20 Outubro 2025
O cessar-fogo vacila na fronteira com o Egito. Quarenta palestinos morrem. Smotrich e Ben Gvir: "Retomemos a guerra." As chancelarias estão em polvorosa.
A reportagem é de Gabriella Colarusso, publicada por La Repubblica, 20-10-2025.
A onda de choque que abalou a trégua em Gaza ocorreu às 10h, quando o exército israelense anunciou ter atingido vários alvos no sul, em Rafah, em resposta ao que descreveu como um ataque do Hamas: "terroristas" emergindo de um túnel "lançaram um míssil antitanque e dispararam contra as tropas". Dois soldados da Brigada Nahal foram mortos: Yaniv Kula, de 26 anos, e Itay Yavetz, de 21. O Hamas nega qualquer envolvimento: "Não temos informações sobre incidentes ou confrontos ocorridos na área de Rafah, que está sob controle da ocupação", escreveram os militantes em seu canal no Telegram.
"Nosso contato com os grupos presentes foi cortado desde março passado. Não temos nenhuma conexão com qualquer evento ocorrido naquela área e não temos como nos comunicar com nossos combatentes presentes lá, presumindo que algum deles ainda esteja vivo". Parece ser um distanciamento de uma "célula" enlouquecida, com alguns agentes contestando os acordos. Há também rumores de que o ataque foi contra o clã Shabab e não contra israelenses, mas não há evidências que confirmem isso. O Shabab, armado por Israel, controla uma área de Rafah e, durante a guerra, chegou a distribuir ajuda a parte da população para obter seu apoio. Não é o único grupo armado na Faixa de Gaza, mas o Hamas é de longe a organização mais poderosa e bem treinada e, desde o cessar-fogo, lançou um expurgo violento contra todos os oponentes.
A reação de Israel foi imediata. Netanyahu convocou as forças de segurança e ordenou ao exército que "agisse com força total". O grupo de extrema direita liderado por Ben Gvir e Smotrich pediu a "retomada da guerra". O exército bombardeou dezenas de alvos em toda a Faixa de Gaza com "mais de 120 bombas". Até mesmo os túneis onde os reféns, que até então haviam sido poupados, foram alvos. Um ataque destruiu um café na cidade de Deir Al-Balah, no centro de Gaza, matando pelo menos cinco pessoas. O alvo era Yahya al-Mabhouh, comandante das forças Nukhba, a unidade de elite do braço militar do Hamas responsável pelo ataque de 7 de outubro. A força aérea também atingiu Beit Lahia, no norte, que antes era uma cidade e agora é um campo empoeirado de escombros. Ao pôr do sol, a Defesa Civil Palestina contabilizou mais de 40 mortos.

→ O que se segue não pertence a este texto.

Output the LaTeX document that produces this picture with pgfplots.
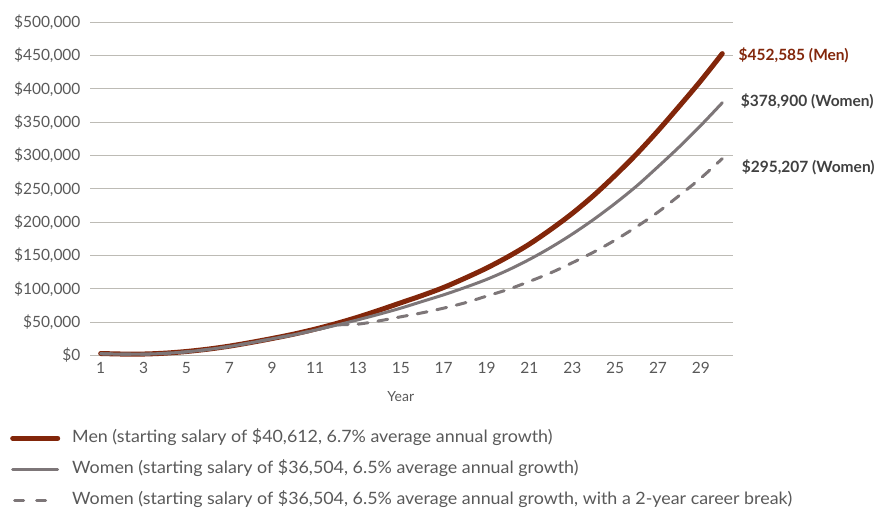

Os ministérios das Relações Exteriores no Cairo, Doha e Washington estão em estado de agitação. Os americanos tentam apagar o fogo. O enviado americano Witkoff e Kushner conversam com o ex-ministro israelense Dermer. O pedido da Casa Branca é claro: Israel deve responder, mas sem interromper o cessar-fogo. Os israelenses anunciam o fechamento das passagens de fronteira e a suspensão da ajuda, mas foram forçados a recuar.
Witkoff e Kushner são esperados em Israel hoje, enquanto o vice-presidente americano J.D. Vance deve chegar na terça-feira, enquanto uma delegação do Hamas liderada por Khalil al-Hayya desembarcou no Cairo. Muitos problemas estão dificultando o início da chamada fase dois, começando com a abertura da passagem de Rafah, na fronteira com o Egito, que Israel manterá fechada até que o Hamas devolva os corpos dos reféns mortos, deixando assim os palestinos feridos e doentes presos aguardando a evacuação.
Por trás do impasse estão outras dificuldades, sendo a principal delas o desarmamento do Hamas. "Se eles não fizerem o que têm que fazer, faremos por eles", reiterou Trump ontem, mas os mediadores sabem que isso levará tempo. O grupo alerta que só entregará suas armas a uma entidade árabe e quando houver perspectivas de um Estado palestino.
A composição e o mandato da força de estabilização também são incertos: o Egito poderia liderá-la, mas os EUA querem que ela tenha um mandato da ONU. O silêncio dos sauditas pesa sobre tudo, pois desconfiam do protagonismo catariano e turco. Bin Salman voará para a Casa Branca em novembro. As condições para retomar as negociações de normalização com Israel são duas: um Estado palestino e um pacto de defesa mútua com os EUA, como o que Trump concedeu a Al Thani, o emir do Catar.